Observational Constraints on the Ultra-high Energy Cosmic Neutrino Flux from the Second Flight of the ANITA Experiment
The ANITA Collaboration: P. W. Gorham (1), P. Allison (1), B. M., Baughman (2), J. J. Beatty (2), K. Belov (3), D. Z. Besson (4), S. Bevan (5),, W. R. Binns (6), C. Chen (7), P. Chen (7), J. M. Clem (8), A. Connolly (5),, M. Detrixhe (4), D. De Marco (8), P. F. Dowkontt (6)

TL;DR
The ANITA experiment's second flight set new limits on ultra-high energy cosmic neutrino flux by detecting no significant signals, thereby constraining existing cosmogenic neutrino models.
Contribution
This study provides the most stringent upper limits to date on the flux of ultra-high energy cosmic neutrinos using improved balloon-borne radio detection techniques.
Findings
Detected 2 events consistent with background expectations.
Set the strongest upper limits on neutrino flux in the 1-1000 EeV range.
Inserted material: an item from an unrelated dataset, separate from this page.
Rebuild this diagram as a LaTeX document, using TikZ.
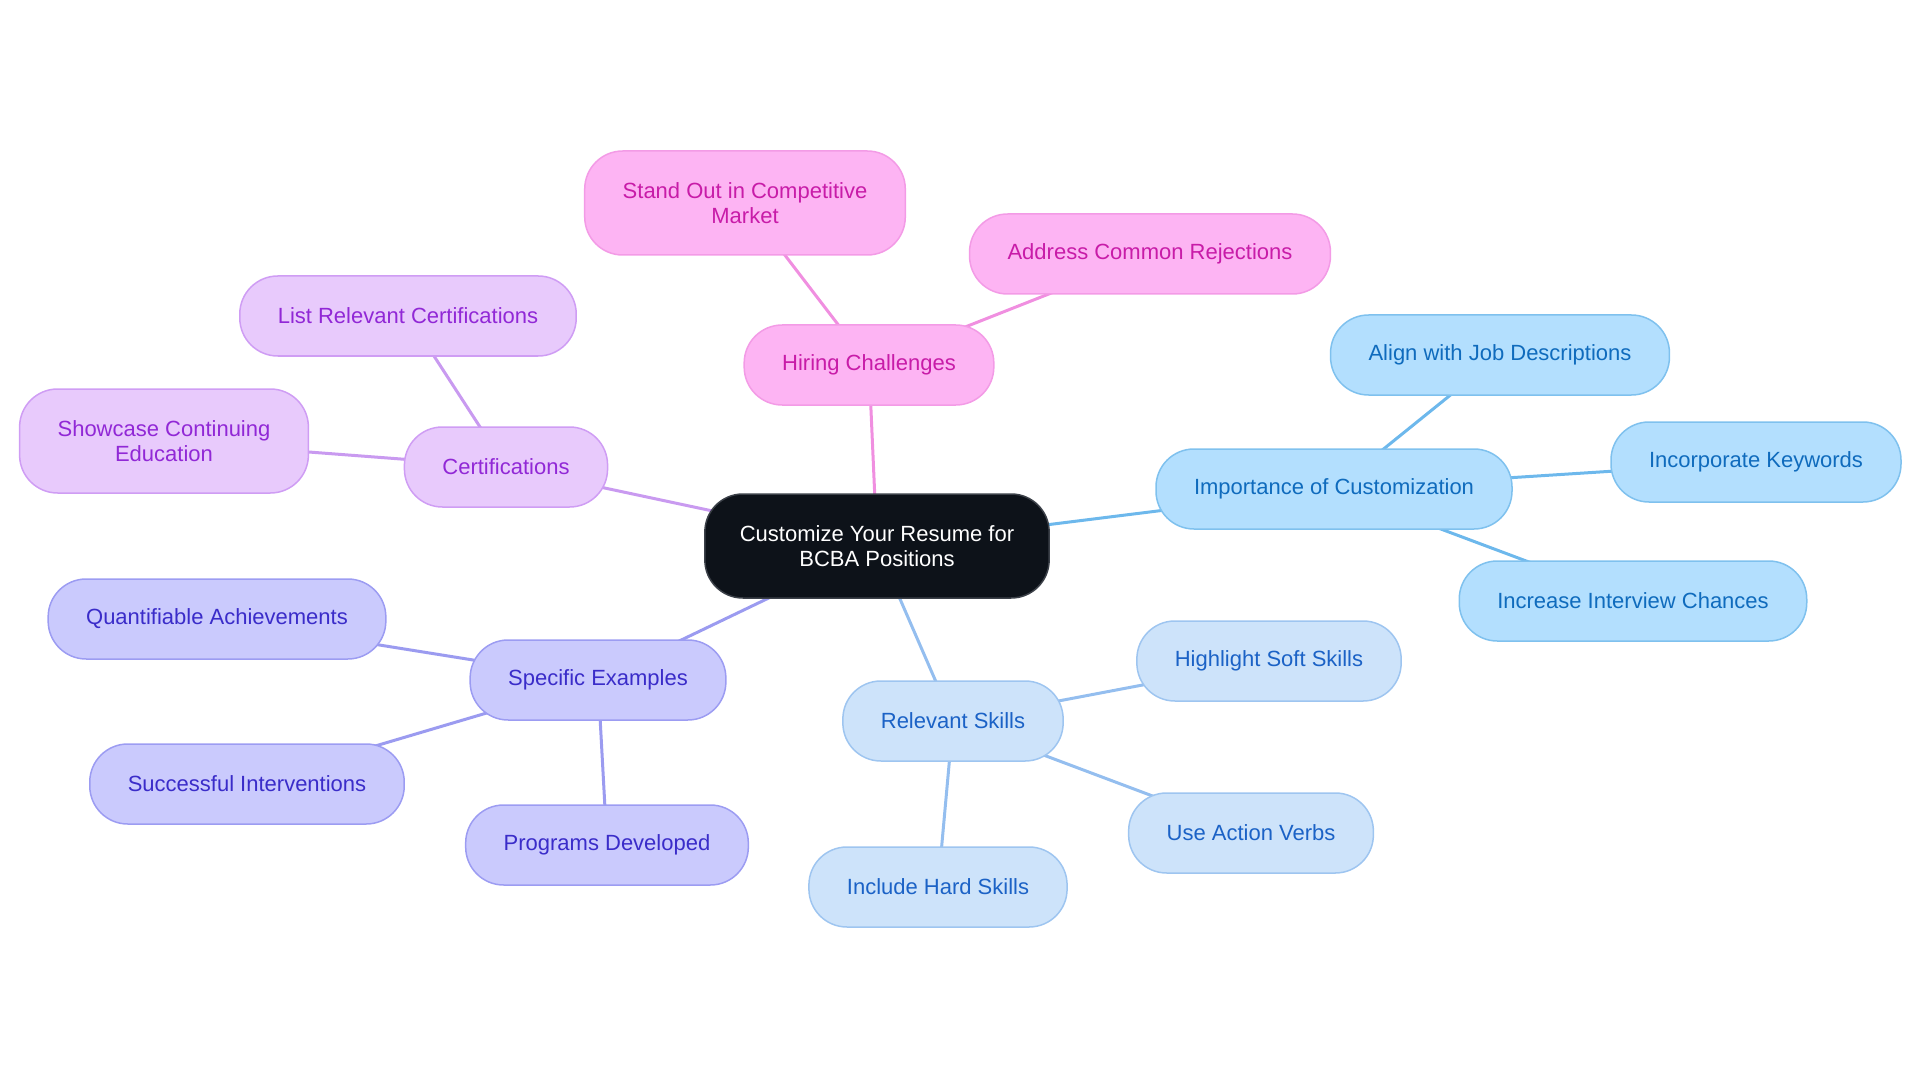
\documentclass[tikz,border=0pt]{standalone}
\usepackage{fontspec}
\setmainfont{Liberation Sans}
\usetikzlibrary{backgrounds}
\definecolor{rootfill}{HTML}{0D1219}
\definecolor{rootdraw}{HTML}{3B4048}
\definecolor{hirefill}{HTML}{FDB4F3}
\definecolor{hiredraw}{HTML}{F39BE6}
\definecolor{hiretext}{HTML}{C81CA8}
\definecolor{hireline}{HTML}{F08FE0}
\definecolor{certfill}{HTML}{E8CAFC}
\definecolor{certdraw}{HTML}{CF9DF4}
\definecolor{certtext}{HTML}{9128D6}
\definecolor{certline}{HTML}{C99AF0}
\definecolor{custfill}{HTML}{B3DFFE}
\definecolor{custdraw}{HTML}{7FC1EE}
\definecolor{custtext}{HTML}{0F6BBD}
\definecolor{custline}{HTML}{6DB8EC}
\definecolor{skillfill}{HTML}{CDE3FA}
\definecolor{skilldraw}{HTML}{9EC5F0}
\definecolor{skilltext}{HTML}{1B62C6}
\definecolor{skillline}{HTML}{94BEEF}
\definecolor{examfill}{HTML}{CACAFD}
\definecolor{examdraw}{HTML}{9C9CF2}
\definecolor{examtext}{HTML}{3A2CC9}
\definecolor{examline}{HTML}{9B9BF0}

\begin{document}
\begin{tikzpicture}
[x=1pt, y=-1pt,
basenode/.style={rectangle, rounded corners=38pt, line width=1.5pt, inner xsep=38pt, minimum height=80pt, align=center, font=\fontsize{22}{25}\selectfont},
rootnode/.style={basenode, fill=rootfill, draw=rootdraw, text=white, minimum height=104pt, inner xsep=35pt},
hirenode/.style={basenode, fill=hirefill, draw=hiredraw, text=hiretext},
certnode/.style={basenode, fill=certfill, draw=certdraw, text=certtext},
custnode/.style={basenode, fill=custfill, draw=custdraw, text=custtext},
skillnode/.style={basenode, fill=skillfill, draw=skilldraw, text=skilltext},
examnode/.style={basenode, fill=examfill, draw=examdraw, text=examtext},
connect/.style={line width=3pt}]
\useasboundingbox (0,0) rectangle (1920,1083);
\node[rootnode]	(root) at (877, 546) {Customize Your Resume for\\BCBA Positions};
\node[hirenode]	(hiring) at (869, 365) {Hiring Challenges};
\node[hirenode, minimum height=104pt]	(standout) at (745, 203) {Stand Out in Competitive\\Market};
\node[hirenode]	(rejections) at (1150, 254) {Address Common Rejections};
\node[certnode]	(cert) at (506, 467) {Certifications};
\node[certnode]	(listcert) at (408, 316) {List Relevant Certifications};
\node[certnode, minimum height=104pt]	(education) at (164, 441) {Showcase Continuing\\Education};
\node[custnode]	(custom) at (1334, 489) {Importance of Customization};
\node[custnode]	(align) at (1500, 355) {Align with Job Descriptions};
\node[custnode]	(keywords) at (1756, 462) {Incorporate Keywords};
\node[custnode]	(interview) at (1633, 601) {Increase Interview Chances};
\node[skillnode]	(skills) at (953, 721) {Relevant Skills};
\node[skillnode]	(soft) at (1269, 661) {Highlight Soft Skills};
\node[skillnode]	(verbs) at (1251, 833) {Use Action Verbs};
\node[skillnode]	(hard) at (938, 887) {Include Hard Skills};
\node[examnode]	(examples) at (598, 680) {Specific Examples};
\node[examnode]	(achieve) at (217, 619) {Quantifiable Achievements};
\node[examnode]	(interv) at (247, 784) {Successful Interventions};
\node[examnode]	(programs) at (607, 845) {Programs Developed};
\begin{scope}[on background layer]
\draw[connect, draw=hireline] (root.center) -- (hiring.center);
\draw[connect, draw=hireline] (hiring.center) -- (standout.center);
\draw[connect, draw=hireline] (hiring.center) -- (rejections.center);
\draw[connect, draw=certline] (root.center) -- (cert.center);
\draw[connect, draw=certline] (cert.center) -- (listcert.center);
\draw[connect, draw=certline] (cert.center) -- (education.center);
\draw[connect, draw=custline] (root.center) -- (custom.center);
\draw[connect, draw=custline] (custom.center) -- (align.center);
\draw[connect, draw=custline] (custom.center) -- (keywords.center);
\draw[connect, draw=custline] (custom.center) -- (interview.center);
\draw[connect, draw=skillline] (root.center) -- (skills.center);
\draw[connect, draw=skillline] (skills.center) -- (soft.center);
\draw[connect, draw=skillline] (skills.center) -- (verbs.center);
\draw[connect, draw=skillline] (skills.center) -- (hard.center);
\draw[connect, draw=examline] (root.center) -- (examples.center);
\draw[connect, draw=examline] (examples.center) -- (achieve.center);
\draw[connect, draw=examline] (examples.center) -- (interv.center);
\draw[connect, draw=examline] (examples.center) -- (programs.center);
\end{scope}
\end{tikzpicture}
\end{document}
Excluded several cosmogenic neutrino models.
Abstract
The Antarctic Impulsive Transient Antenna (ANITA) completed its second long-duration balloon flight in January 2009, with 31 days aloft (28.5 live days) over Antarctica. ANITA searches for impulsive coherent radio Cherenkov emission from 200 to 1200 MHz, arising from the Askaryan charge excess in ultra-high energy neutrino-induced cascades within Antarctic ice. This flight included significant improvements over the first flight in the payload sensitivity, efficiency, and a flight trajectory over deeper ice. Analysis of in-flight calibration pulses from surface and sub-surface locations verifies the expected sensitivity. In a blind analysis, we find 2 surviving events on a background, mostly anthropogenic, of 0.97+-0.42 events. We set the strongest limit to date for 1-1000 EeV cosmic neutrinos, excluding several current cosmogenic neutrino models.